One summer day Miss White and other members of the Fort Mill D.A.R., along with some friends from Rock Hill, made a "delightful picnic excursion to this interesting spot." They spent the day among the graves taking notes of the inscriptions on the ancient stones. They noted that the earliest graves were marked with "small, dark, uncut stones, sometimes with initial letters of them, but more often with none at all."

Miss White was impressed by the inscriptions but, due to their length, in her account she shares only a few lines. In the years between the 1750s and generally up to the 1850s when the county newspapers began publishing obituaries, the sort of thing that would go into an obituary was "published" on the tombstones themselves.

In 1965, Miss Nancy Crockett, the "Historians of the Waxhaws," compiled all of the words in the wonderful old tombstones. In Miss Crockett's book, "Old Waxhaw Graveyard," her foreword credited many people who had encouraged the project. She also noted that the photographer Isabel Davis had copied many of the stones and J. T. Amos, another Lancaster photographer, had photographed a number about 1900. Miss Crockett had the photographs and obituary lists made by earlier local historians and in the summers of 1961 and 1962 she and Mamie Gettys Davis checked and rechecked the inscriptions and added new ones.

Isaac Donnom bemoaned the lost of two wives. One stone, decorated with two doves, facing, holding olive branches in their mouths: "This monument is erected by an affectionate, though disconsolate, husband Isaac Donnom. . . .departed wife, Sarah Donnom; mother of an only surviving daughter Jean. D. Witherspoon. She bid adieu to time, and its enjoyments, on Sabbath morning the 3rd of March. 1805. In the 40th Year of her Age and 21st of her married state. . . . She was the daughter of Majr Robert and Jean Crawford and sister of [7 siblings are named] . . ." This and more followed on the back of the stone with a long lament.

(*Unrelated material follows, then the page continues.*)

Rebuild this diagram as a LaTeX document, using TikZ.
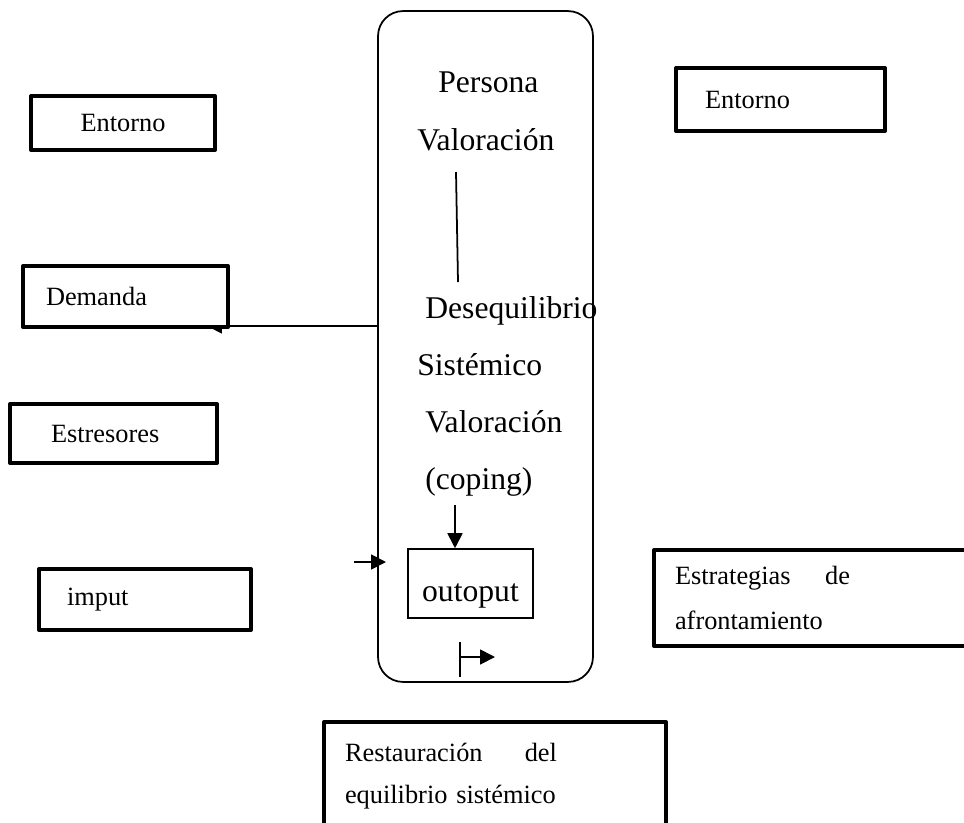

Next to the Sarah Donnom stone is another erected by Isaac Donnom for his second wife Mary M'Ree Donnom who died March 21, 1809, little more than four years after his first wife. Mary, age 26, was the "daughter of William and Mary Barnett, & sister to William Barnett natives of North Carolina." The stone for the second wife is decorated with two doves, facing, with beaks touching.

Included in the lengthy memorial are the words: "To the Memory of a dear tho departed Wife. By a truly disconsolate Husband. Again called on to discharge the solemn duty of erecting a Monumental stone. Ah death! Relentless Monarch, could not one suffice - thy mandate issued twice, and twice, my flattering hopes, my smiling prospects, were destroy'd, yea twice my comforts all, and all my happiness were slain."

And when Isaac Donnom died? His own stone obituary is much shorter: "In memory of Isaac Donnom, who was born February 1st. A. D. 1764, and died February 27th A. D. 1830. This monument has been erected by his Grand-son Isaac Donnom Witherspoon."

The grandson, Isaac Donnom Witherspoon, 1803-1858, born in the Waxhaws, left S. C. College his junior year to study law with Thomas Williams of Yorkville. He was elected to the SC House of Representatives, 1836-39, the SC Senate, 1840-1855. In 1842 he was elected Lieutenant-Governor but chose to stay in the Senate. His son and two more of the same name became prominent men in South Carolina legal and political circles.